» **Required work**:
In the records below, count every line containing "size". Reply with the number only.

-------

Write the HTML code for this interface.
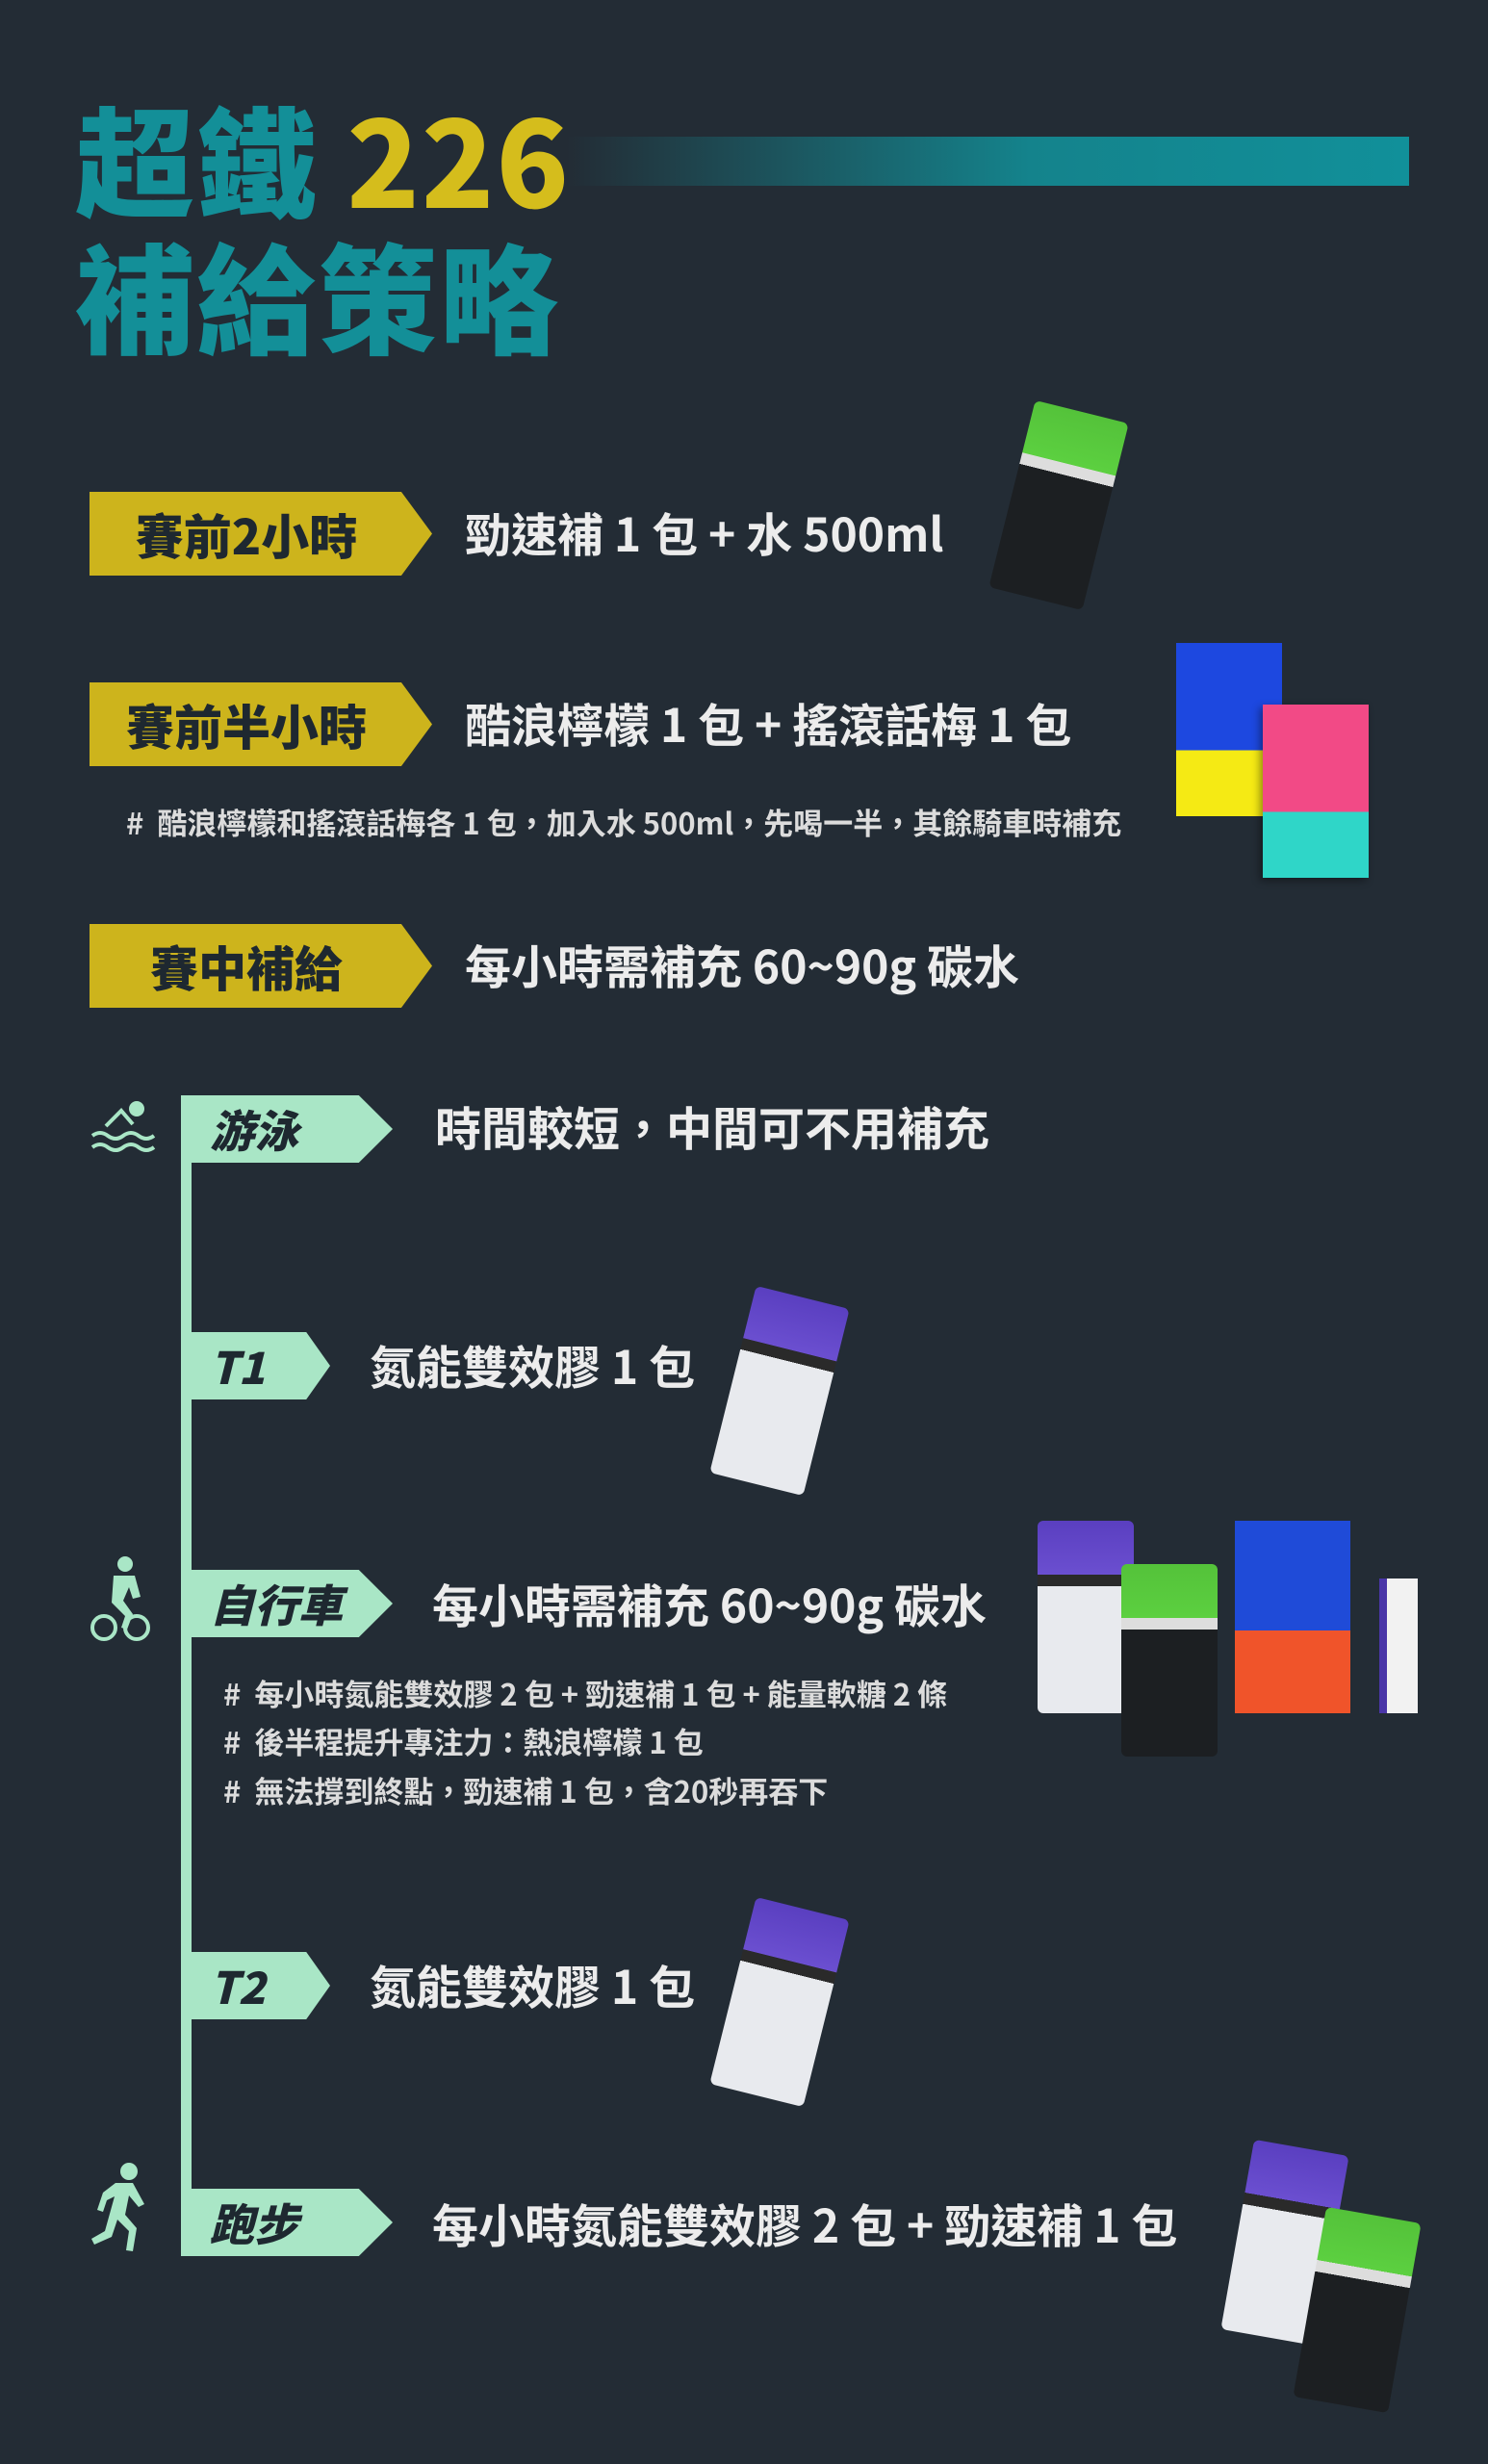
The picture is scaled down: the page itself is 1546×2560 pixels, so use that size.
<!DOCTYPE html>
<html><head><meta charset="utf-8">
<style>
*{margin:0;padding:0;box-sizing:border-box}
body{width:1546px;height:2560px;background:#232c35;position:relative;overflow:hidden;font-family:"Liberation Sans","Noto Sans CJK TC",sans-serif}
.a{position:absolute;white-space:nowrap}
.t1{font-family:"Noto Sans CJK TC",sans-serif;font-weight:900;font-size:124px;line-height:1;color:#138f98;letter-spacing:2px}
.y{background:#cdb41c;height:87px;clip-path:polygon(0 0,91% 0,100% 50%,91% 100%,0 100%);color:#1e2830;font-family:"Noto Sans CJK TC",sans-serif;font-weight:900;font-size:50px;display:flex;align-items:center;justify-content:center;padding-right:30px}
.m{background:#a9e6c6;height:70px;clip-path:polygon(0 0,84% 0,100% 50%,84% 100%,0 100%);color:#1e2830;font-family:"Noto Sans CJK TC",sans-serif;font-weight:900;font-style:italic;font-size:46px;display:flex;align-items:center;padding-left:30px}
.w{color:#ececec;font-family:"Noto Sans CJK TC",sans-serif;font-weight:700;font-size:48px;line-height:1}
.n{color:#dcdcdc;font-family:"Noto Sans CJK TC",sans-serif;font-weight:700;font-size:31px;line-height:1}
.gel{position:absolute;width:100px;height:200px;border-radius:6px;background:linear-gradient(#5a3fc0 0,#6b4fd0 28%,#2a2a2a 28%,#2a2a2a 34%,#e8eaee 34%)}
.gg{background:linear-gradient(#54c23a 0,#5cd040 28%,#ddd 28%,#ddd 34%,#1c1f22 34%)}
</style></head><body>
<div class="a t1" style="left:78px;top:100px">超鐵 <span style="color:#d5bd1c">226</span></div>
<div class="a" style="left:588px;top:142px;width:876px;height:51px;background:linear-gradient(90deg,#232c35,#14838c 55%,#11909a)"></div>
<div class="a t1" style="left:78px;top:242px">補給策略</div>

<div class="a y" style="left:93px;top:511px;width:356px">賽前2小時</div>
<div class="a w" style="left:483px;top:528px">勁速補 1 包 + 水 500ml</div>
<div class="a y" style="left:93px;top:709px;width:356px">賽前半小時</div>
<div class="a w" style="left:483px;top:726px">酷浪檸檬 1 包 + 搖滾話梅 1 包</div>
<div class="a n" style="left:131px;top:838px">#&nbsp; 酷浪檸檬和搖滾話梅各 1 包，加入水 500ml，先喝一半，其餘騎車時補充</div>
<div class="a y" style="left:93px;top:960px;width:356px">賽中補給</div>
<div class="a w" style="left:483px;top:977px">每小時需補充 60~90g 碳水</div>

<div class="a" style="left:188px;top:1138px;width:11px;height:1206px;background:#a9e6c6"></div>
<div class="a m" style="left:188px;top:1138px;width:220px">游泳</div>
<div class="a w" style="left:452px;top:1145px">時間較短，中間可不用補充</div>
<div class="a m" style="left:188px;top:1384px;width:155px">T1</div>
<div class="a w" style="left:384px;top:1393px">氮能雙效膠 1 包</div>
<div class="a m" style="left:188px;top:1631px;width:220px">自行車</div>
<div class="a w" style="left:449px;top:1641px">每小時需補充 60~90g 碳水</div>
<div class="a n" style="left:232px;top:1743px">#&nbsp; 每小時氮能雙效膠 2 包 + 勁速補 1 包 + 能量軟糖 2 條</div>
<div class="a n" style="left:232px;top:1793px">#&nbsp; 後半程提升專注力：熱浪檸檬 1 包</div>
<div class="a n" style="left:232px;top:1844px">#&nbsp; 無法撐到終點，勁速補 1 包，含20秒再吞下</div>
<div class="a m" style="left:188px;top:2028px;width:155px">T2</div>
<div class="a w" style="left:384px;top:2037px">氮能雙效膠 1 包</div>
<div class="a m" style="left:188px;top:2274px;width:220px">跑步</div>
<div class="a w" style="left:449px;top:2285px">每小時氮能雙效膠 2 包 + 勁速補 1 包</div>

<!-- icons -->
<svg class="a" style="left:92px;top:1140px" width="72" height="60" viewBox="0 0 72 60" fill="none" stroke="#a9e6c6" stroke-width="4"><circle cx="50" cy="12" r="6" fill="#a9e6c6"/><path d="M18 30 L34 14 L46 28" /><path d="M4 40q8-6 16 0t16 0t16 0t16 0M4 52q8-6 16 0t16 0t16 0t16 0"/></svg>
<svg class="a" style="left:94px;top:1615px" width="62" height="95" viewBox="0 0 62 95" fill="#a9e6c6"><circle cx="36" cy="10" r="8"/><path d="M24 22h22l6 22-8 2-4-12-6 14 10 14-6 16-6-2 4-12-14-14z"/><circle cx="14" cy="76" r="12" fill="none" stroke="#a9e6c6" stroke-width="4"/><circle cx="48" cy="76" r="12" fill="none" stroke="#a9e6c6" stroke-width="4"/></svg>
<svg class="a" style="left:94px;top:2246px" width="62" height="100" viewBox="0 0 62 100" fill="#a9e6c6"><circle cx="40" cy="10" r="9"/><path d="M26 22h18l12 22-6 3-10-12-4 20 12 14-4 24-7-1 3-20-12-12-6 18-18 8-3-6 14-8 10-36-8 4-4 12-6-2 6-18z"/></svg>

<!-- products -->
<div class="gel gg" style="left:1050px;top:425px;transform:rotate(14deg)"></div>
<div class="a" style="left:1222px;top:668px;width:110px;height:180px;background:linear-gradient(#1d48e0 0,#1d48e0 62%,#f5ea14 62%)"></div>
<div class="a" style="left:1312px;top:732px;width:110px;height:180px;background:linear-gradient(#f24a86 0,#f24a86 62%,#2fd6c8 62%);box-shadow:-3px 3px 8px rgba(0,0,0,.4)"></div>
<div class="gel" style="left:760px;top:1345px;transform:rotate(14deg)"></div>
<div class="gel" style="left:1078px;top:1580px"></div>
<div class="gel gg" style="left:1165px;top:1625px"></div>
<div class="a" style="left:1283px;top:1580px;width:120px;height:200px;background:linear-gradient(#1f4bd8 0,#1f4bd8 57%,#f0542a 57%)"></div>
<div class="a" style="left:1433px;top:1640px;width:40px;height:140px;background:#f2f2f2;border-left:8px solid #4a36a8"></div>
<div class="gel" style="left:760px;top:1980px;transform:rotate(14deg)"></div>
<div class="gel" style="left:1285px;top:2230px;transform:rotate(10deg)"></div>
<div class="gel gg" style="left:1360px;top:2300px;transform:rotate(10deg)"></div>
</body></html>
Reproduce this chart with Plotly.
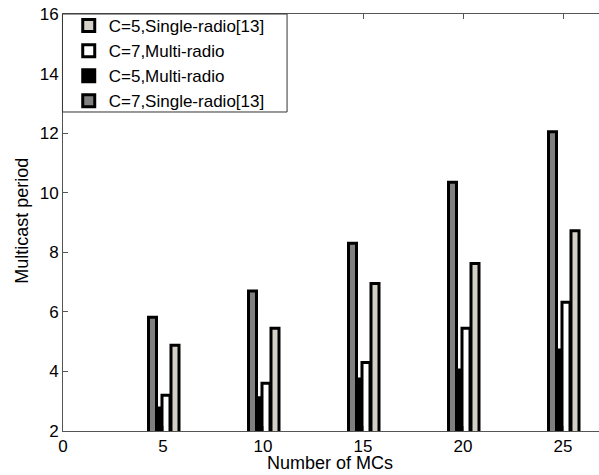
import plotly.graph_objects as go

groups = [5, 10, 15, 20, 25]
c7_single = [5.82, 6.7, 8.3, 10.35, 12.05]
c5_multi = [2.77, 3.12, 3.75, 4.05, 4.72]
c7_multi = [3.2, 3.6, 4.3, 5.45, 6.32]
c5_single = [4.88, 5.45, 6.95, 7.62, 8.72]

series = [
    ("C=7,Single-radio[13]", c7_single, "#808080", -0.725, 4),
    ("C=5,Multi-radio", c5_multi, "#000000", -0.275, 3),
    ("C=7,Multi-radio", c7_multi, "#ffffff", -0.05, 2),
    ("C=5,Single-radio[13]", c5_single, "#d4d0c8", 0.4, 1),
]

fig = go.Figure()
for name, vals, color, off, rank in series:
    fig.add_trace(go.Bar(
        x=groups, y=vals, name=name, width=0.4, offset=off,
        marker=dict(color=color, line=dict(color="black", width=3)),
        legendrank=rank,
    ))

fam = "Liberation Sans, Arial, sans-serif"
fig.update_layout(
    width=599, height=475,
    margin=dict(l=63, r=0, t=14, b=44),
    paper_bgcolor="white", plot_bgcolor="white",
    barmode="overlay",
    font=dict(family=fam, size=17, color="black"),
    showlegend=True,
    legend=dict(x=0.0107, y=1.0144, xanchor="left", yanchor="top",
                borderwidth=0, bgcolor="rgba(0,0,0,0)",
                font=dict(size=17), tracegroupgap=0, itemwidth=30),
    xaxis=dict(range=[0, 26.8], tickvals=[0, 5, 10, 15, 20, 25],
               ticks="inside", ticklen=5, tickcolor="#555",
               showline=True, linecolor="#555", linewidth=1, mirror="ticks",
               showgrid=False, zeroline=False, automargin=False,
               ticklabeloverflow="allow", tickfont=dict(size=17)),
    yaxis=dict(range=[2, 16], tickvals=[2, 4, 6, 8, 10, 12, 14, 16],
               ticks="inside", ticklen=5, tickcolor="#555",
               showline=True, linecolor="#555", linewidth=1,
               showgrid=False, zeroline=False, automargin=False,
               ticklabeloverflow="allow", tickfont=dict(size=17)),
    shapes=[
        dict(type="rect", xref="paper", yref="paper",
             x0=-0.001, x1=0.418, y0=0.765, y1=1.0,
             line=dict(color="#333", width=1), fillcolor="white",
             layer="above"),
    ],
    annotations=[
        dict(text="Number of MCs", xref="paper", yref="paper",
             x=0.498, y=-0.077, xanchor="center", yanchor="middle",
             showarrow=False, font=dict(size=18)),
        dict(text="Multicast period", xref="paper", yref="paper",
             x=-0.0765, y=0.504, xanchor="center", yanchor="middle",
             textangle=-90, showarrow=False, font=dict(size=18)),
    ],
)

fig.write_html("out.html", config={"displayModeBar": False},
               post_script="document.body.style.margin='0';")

-------

» **Solution to this problem**:
12